In Benghazi, the protesters seemed to be losing the revolutionary fervor that had enabled them over the previous two weeks to seize half the populated areas of the country almost without weapons. "What I smelled was the democratic revolution cooling down," BHL recalls. At the same time, Gaddafi's forces had begun to regroup for a counteroffensive. At the Hotel Tibesti, the haven in Benghazi for the international press, word spread that the opposition was organizing an Interim National Transitional Council, and BHL, who'd been liberally dropping names, including Sarkozy's, got himself invited to address the group.

They met in an opulent but totally empty old villa by the Mediterranean.

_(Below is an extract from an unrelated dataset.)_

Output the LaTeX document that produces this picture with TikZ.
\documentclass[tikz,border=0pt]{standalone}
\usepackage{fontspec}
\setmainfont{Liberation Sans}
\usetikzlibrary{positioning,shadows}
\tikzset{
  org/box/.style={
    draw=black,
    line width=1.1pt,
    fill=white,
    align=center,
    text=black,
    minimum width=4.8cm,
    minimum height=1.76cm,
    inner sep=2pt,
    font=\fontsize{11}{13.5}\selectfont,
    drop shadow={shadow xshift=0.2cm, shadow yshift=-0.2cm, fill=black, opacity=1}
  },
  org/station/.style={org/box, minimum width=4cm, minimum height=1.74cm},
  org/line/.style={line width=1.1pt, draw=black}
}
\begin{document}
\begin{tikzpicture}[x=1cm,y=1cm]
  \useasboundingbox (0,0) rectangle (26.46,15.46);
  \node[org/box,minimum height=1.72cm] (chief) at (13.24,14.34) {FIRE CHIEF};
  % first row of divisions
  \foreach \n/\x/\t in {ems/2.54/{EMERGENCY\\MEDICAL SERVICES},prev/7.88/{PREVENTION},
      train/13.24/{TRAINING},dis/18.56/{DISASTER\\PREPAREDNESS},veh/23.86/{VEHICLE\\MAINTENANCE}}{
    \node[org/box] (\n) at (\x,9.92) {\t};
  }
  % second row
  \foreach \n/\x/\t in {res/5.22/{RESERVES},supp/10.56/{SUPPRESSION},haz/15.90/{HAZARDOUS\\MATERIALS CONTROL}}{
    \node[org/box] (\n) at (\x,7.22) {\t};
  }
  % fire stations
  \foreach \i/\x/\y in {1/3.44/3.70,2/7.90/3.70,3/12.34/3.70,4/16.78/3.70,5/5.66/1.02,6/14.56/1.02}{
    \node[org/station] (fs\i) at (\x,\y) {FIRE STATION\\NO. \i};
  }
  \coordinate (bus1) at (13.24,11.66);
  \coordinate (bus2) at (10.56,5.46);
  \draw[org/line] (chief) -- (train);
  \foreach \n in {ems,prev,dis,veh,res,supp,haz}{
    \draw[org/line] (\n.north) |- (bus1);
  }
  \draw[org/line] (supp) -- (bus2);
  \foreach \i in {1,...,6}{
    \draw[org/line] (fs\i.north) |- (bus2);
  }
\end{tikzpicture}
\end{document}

BHL introduced himself as a personal friend of Sarkozy and said he could arrange a meeting. Council chairman Mustafa Abdul Jalil accepted the proposition, and BHL began trying to call Paris on an old satellite phone that kept cutting out. He finally got through, and Sarkozy agreed to meet a delegation. That was a huge achievement. But the rebels said it wasn't enough: they wanted full diplomatic recognition before sending anyone to Paris. When BHL relayed that message to the Élysée, a Sarkozy aide said, "Impossible." Undeterred, BHL called the president himself, who turned out to be more amenable. A few hours later the Élysée publicly saluted the creation of the Libyan national council. Jalil was satisfied. Arrangements for the visit went ahead. Two days later, on Monday, March 7, BHL was back in Paris, meeting with Sarkozy. The president had decided to take the extraordinary step of recognizing the rebels' government the following Thursday. Then BHL took an extraordinary step of his own. He asked Sarkozy to keep the whole thing a secret from the Germans, who were already expressing reservations about supporting the Libyan uprising—and also from Foreign Minister Juppé.

The president balked, calling the foreign minister "a good guy" and "loyal," but BHL reminded him of the way Juppé had undermined his efforts to save the Bosnians. "He will throw a wrench in the works," said BHL. Which is why France's foreign minister was getting off a train in Brussels when he first heard that a rebel delegation had not only met with Sarkozy but gotten recognition as Libya's sole legitimate representatives.

Sarkozy had bragged to the Libyans that he'd have no problem persuading the European Union to back his play. But at a summit in Brussels the next day, he found "the door slammed in his face," says a friend. Germany's Chancellor Angela Merkel tried to distance herself from French bellicosity, and, following her lead, the German press branded Sarkozy and BHL "a pair of egomaniacs." The French president also took a pounding from Panorama, one of the magazines owned by Gaddafi's best friend in Europe, Italian Prime Minister Silvio Berlusconi. The cover showed Sarkozy dressed as a demented Napoleon. Meanwhile, Juppé was left to soldier on in the diplomatic trenches, working with several disgruntled allies to get the all-important imprimatur of the U.N. Security Council.

As the rebels at Brega demanded: where is Sarkozy? Last week, while U.S. officials and members of Congress debated who the rebels are and whether to train and arm them, Defense Secretary Robert Gates told Congress that the Obama administration doesn't want such tasks. "As far as I'm concerned, somebody else can do that." That somebody is France, which, according to sources close to the Élysée, now has trainers on the ground and is sending in munitions by sea as well as attacking Gaddafi's military from the air. It's still very much Sarkozy's war.